Tuesday, June 12, 2018

The avant-garde art of the deal

Nothing Trump builds in North Korea is going to top this ship-hotel above the beach of Jeongdongjin on the Pacific coast in northeastern South Korea. Via Rough Guides.

Hi, it's Stupid to say Trump failed to wring any concessions out of North Korea. I mean it's true they only agreed that they would "work toward the complete denuclearization of the Korean peninsula" meaning, as you know, North and South and all the US troops and their nuclear-capable vessels and missiles and B-1 bombers, as opposed to the complete, verifiable, and irreversible dismantlement of the North Korean nuclear weapons program, on which the US has long insisted as a sine qua non, and with no timetables, verification methods, or fucking any reason to think they will actually do it, in return for diplomatic recognition and on top of the photo op that we understand is what Kim Jong-un was really longing for and, in a gratuitous deal sweetener Trump apparently threw in orally after the document was signed, a cessation of the defensive joint exercises with the South Korean military that the US has conducted regularly since the cease-fire (like a guy closing the sale on his apartment who shakes hands with everyone after everything's signed and stamped and then says to the new owner, "Hey, why don't you take my girlfriend too?").

Plus China's already throwing the idea of sanctions relief out there, as a participation trophy:
Speaking in Beijing following Trump and Kim's signing of a joint statement at the end of their historic summit in Singapore, Chinese Foreign Ministry spokesman Geng Shuang reiterated that China has always strictly abided by all U.N. resolutions on North Korea.
"The U.N. Security Council resolutions that have been passed say that if North Korea respects and acts in accordance with the resolutions, then sanction measures can be adjusted, including to pause or remove the relevant sanctions," Geng told a daily news briefing.
And

But hey, they're going to help us look for POWs from 1954, and the remains of our war dead, of which there probably really are some.

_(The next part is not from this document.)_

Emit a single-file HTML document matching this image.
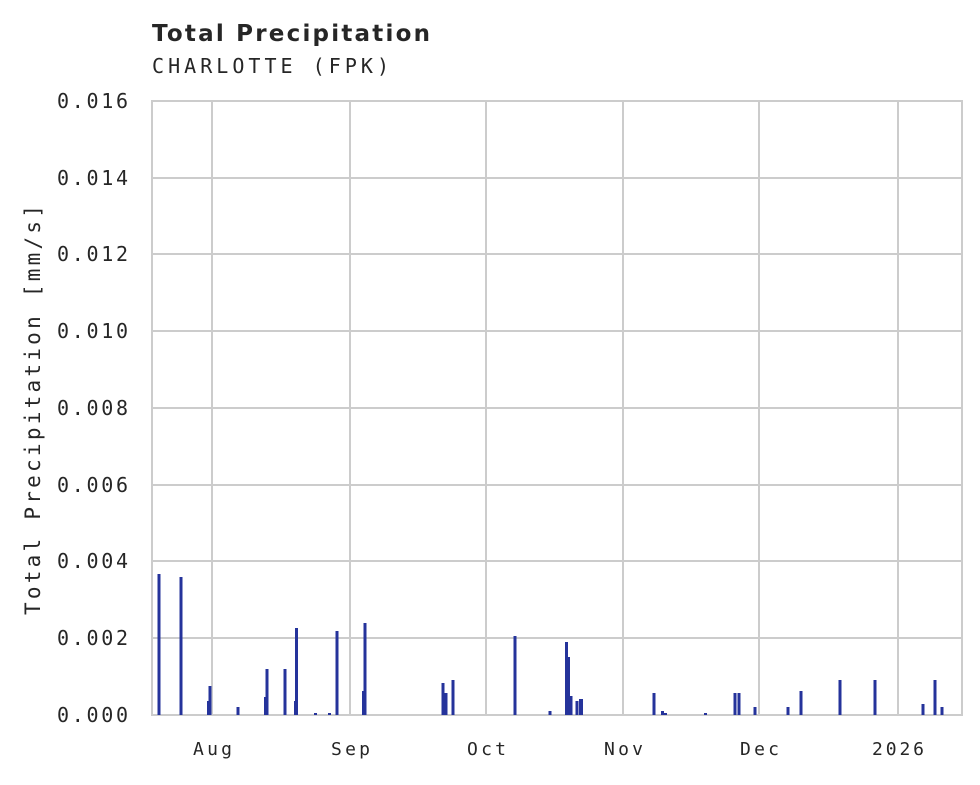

And more than that, the hope of a deal for the Trump Organization:

Think of It From a Real Estate Perspective
As an example they have great beaches.
You see that whenever they’re
exploding their cannons into the ocean.
I said, "Boy, look at that view. Wouldn’t that
make a great condo?" And I explained,
I said, "You know, instead of doing that
you could have the best hotels in the world
right there." Think of it from a real estate
perspective. You have South Korea, you have China,
and they own the land in the middle.
How bad is that, right? It’s great.
You can just see him plotting out the oceanside golf course in the Wonsan neighborhood, though it looks like whenever it's warm enough to go outdoors it's raining.

I'm pretty pleased I've been calling this right all along, and I still think nothing bad has happened, though I guess President Moon and the Japanese contingent were well and truly blindsided by the idea of stopping the exercises, which is a little more unorthodox than they were prepared for. Not to mention Secretary Mattis, who wasn't informed either (and we're getting reports suggesting that the idea comes from Vladimir Vladimirovich Putin, a regional power in the region with a tiny North Korea border). Then again, why would you think any of this stuff would cause anything to happen? Least of all the bits that aren't even in the written deal. Because "there wasn't time".

I do think we're misinterpreting what Trump means by the cancelation of the military exercises, though: Trump thinks that's a win for the US:

Who Pays In Order to Practice?

We stopped playing those war games
that cost us a fortune.
You know, we’re spending a fortune,
every couple of months
we’re doing war games with South Korea,
and I said, ‘What’s this costing?’
We’re flying planes in from Guam,
we’re bombing empty mountains for practice.
I said ‘I want to stop that'
and I will stop that,
and I think it’s very provocative --
But we’re not gonna play the war games.
You know, I wanted to stop the war games,
I thought they were very provocative.
But I also think they’re very expensive.
We’re running the country properly,
I think they’re very, very expensive.
To do it, we have to fly planes in from Guam --
that’s six and a half hours away.
Big bombers and everything else,
I said, ‘Who’s paying for this?’
I mean, who pays in order to practice?
Trump's grateful to Kim for saving us all this money! That's why he didn't tell the South Koreans and Japanese and his own military—he was saving it for a surprise!